Problem requirements: Leaving the pictures aside, transcribe every line below exactly.

Recorded data:
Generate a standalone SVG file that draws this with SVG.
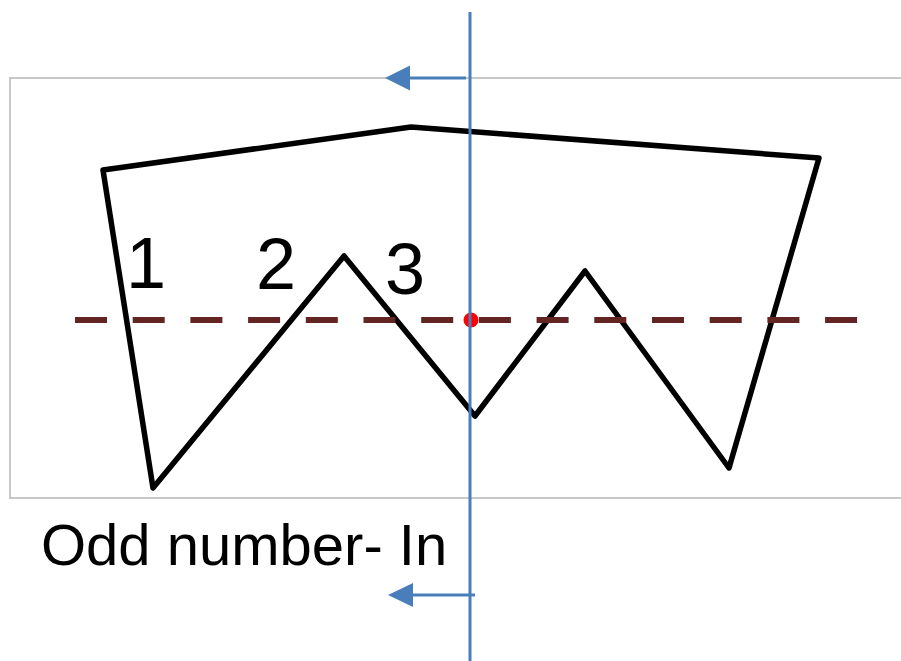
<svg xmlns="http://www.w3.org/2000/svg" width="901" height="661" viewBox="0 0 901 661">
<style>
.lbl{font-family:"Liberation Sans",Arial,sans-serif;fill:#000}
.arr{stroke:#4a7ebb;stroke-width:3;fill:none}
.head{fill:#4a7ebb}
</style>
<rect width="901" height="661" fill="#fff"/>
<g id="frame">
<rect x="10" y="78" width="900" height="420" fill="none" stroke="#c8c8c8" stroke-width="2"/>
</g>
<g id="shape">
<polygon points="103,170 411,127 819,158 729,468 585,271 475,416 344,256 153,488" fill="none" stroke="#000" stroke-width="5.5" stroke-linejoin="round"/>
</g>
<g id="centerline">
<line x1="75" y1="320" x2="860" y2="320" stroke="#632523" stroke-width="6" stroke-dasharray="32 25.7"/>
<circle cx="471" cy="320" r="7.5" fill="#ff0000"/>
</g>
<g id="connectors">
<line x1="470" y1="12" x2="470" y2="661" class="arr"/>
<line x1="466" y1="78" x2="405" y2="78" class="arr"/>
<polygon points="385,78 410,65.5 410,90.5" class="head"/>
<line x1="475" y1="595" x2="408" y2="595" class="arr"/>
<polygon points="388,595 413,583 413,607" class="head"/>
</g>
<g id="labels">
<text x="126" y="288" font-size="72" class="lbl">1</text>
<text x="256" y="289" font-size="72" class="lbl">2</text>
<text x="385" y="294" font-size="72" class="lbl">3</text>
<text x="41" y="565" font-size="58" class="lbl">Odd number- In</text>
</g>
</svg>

Task response:
Generate a standalone SVG file that draws this with SVG.
<svg xmlns="http://www.w3.org/2000/svg" width="901" height="661" viewBox="0 0 901 661">
<style>
.lbl{font-family:"Liberation Sans",Arial,sans-serif;fill:#000}
.arr{stroke:#4a7ebb;stroke-width:3;fill:none}
.head{fill:#4a7ebb}
</style>
<rect width="901" height="661" fill="#fff"/>
<g id="frame">
<rect x="10" y="78" width="900" height="420" fill="none" stroke="#c8c8c8" stroke-width="2"/>
</g>
<g id="shape">
<polygon points="103,170 411,127 819,158 729,468 585,271 475,416 344,256 153,488" fill="none" stroke="#000" stroke-width="5.5" stroke-linejoin="round"/>
</g>
<g id="centerline">
<line x1="75" y1="320" x2="860" y2="320" stroke="#632523" stroke-width="6" stroke-dasharray="32 25.7"/>
<circle cx="471" cy="320" r="7.5" fill="#ff0000"/>
</g>
<g id="connectors">
<line x1="470" y1="12" x2="470" y2="661" class="arr"/>
<line x1="466" y1="78" x2="405" y2="78" class="arr"/>
<polygon points="385,78 410,65.5 410,90.5" class="head"/>
<line x1="475" y1="595" x2="408" y2="595" class="arr"/>
<polygon points="388,595 413,583 413,607" class="head"/>
</g>
<g id="labels">
<text x="126" y="288" font-size="72" class="lbl">1</text>
<text x="256" y="289" font-size="72" class="lbl">2</text>
<text x="385" y="294" font-size="72" class="lbl">3</text>
<text x="41" y="565" font-size="58" class="lbl">Odd number- In</text>
</g>
</svg>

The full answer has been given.